WHAT IS EXPECTED:
Return precisely the span of lines from the top of the material below to the line containing "const h = 598;", both included. Pictures are excluded.

AVAILABLE DATA:
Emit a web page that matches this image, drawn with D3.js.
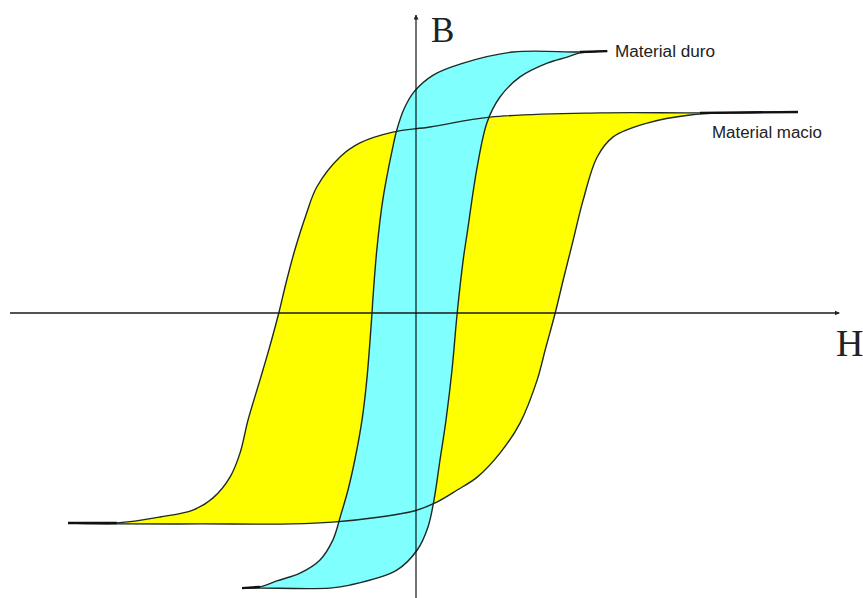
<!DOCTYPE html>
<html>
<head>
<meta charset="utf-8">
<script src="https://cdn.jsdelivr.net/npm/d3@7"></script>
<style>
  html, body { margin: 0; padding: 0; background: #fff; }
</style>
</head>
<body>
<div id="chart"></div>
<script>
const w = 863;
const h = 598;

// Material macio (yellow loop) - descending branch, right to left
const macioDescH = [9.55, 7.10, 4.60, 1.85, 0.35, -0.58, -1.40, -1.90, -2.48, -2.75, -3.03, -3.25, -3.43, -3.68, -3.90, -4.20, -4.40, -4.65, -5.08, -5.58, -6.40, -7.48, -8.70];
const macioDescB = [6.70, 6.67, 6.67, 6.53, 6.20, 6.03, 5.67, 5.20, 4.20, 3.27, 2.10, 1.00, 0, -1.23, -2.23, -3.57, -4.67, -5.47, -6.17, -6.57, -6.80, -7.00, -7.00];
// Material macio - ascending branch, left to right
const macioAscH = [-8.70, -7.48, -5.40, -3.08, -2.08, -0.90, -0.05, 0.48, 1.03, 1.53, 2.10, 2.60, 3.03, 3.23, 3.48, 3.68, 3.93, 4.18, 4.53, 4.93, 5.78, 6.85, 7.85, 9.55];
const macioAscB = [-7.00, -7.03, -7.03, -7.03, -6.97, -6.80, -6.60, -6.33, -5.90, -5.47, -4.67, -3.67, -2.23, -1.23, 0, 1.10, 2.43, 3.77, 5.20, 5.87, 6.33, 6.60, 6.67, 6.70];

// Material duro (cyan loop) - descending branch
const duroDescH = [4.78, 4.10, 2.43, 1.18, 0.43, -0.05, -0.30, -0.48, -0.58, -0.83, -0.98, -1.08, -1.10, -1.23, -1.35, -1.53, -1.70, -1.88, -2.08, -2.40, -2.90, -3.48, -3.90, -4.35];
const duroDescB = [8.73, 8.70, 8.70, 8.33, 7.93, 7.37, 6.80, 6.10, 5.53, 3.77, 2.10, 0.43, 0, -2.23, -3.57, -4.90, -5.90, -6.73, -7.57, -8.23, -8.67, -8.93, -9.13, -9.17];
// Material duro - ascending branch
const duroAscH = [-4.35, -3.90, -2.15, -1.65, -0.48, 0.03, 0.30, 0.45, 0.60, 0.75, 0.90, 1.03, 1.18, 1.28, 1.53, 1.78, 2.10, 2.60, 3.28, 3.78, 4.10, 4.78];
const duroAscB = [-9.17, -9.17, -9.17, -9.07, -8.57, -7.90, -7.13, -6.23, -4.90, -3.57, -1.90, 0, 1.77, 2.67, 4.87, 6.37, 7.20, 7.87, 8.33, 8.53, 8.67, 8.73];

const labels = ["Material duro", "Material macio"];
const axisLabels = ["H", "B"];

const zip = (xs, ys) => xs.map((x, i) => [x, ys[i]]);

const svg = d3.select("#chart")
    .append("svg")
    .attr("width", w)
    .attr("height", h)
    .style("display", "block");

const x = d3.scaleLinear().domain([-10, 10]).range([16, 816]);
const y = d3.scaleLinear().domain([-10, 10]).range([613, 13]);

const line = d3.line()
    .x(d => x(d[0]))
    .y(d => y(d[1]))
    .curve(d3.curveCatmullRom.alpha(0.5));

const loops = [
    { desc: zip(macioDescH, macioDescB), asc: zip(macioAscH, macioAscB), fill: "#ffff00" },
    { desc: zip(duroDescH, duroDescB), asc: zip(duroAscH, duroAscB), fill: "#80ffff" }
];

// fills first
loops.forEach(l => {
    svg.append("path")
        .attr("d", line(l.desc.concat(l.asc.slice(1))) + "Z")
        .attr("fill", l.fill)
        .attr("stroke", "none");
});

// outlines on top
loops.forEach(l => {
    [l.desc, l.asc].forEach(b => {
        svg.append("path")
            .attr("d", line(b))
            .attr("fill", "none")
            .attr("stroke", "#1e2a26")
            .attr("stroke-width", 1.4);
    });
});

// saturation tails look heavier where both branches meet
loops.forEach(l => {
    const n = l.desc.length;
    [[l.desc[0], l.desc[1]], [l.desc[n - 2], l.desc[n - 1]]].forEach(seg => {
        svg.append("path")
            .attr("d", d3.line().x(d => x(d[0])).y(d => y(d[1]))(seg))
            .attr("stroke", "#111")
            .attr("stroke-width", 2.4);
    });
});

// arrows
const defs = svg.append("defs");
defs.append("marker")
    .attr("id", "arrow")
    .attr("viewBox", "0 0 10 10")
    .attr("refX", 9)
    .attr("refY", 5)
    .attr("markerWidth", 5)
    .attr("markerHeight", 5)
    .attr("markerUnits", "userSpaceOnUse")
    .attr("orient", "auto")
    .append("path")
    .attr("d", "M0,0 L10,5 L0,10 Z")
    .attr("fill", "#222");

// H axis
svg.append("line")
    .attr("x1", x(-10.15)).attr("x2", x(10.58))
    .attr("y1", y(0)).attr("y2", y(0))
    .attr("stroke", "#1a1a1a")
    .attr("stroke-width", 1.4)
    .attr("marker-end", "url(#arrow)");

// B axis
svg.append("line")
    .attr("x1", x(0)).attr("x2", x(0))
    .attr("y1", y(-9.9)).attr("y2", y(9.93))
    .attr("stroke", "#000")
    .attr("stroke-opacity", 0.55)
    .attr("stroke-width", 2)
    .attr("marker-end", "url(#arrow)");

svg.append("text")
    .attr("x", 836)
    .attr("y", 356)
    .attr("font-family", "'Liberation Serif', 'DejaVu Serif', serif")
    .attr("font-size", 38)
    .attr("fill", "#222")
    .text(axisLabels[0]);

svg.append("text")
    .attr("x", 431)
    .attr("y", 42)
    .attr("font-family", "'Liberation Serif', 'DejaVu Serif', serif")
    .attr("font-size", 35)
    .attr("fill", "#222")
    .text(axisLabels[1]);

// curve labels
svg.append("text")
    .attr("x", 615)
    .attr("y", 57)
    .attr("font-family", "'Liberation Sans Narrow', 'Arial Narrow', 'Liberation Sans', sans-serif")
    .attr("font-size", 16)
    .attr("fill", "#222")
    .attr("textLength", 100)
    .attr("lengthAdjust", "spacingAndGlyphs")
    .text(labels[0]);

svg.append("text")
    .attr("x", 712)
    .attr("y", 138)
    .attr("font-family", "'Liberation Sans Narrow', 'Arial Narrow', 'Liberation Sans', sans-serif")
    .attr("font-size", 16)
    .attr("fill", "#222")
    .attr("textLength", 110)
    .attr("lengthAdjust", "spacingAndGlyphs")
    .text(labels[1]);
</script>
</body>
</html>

FINAL RESULT:
Emit a web page that matches this image, drawn with D3.js.
<!DOCTYPE html>
<html>
<head>
<meta charset="utf-8">
<script src="https://cdn.jsdelivr.net/npm/d3@7"></script>
<style>
  html, body { margin: 0; padding: 0; background: #fff; }
</style>
</head>
<body>
<div id="chart"></div>
<script>
const w = 863;
const h = 598;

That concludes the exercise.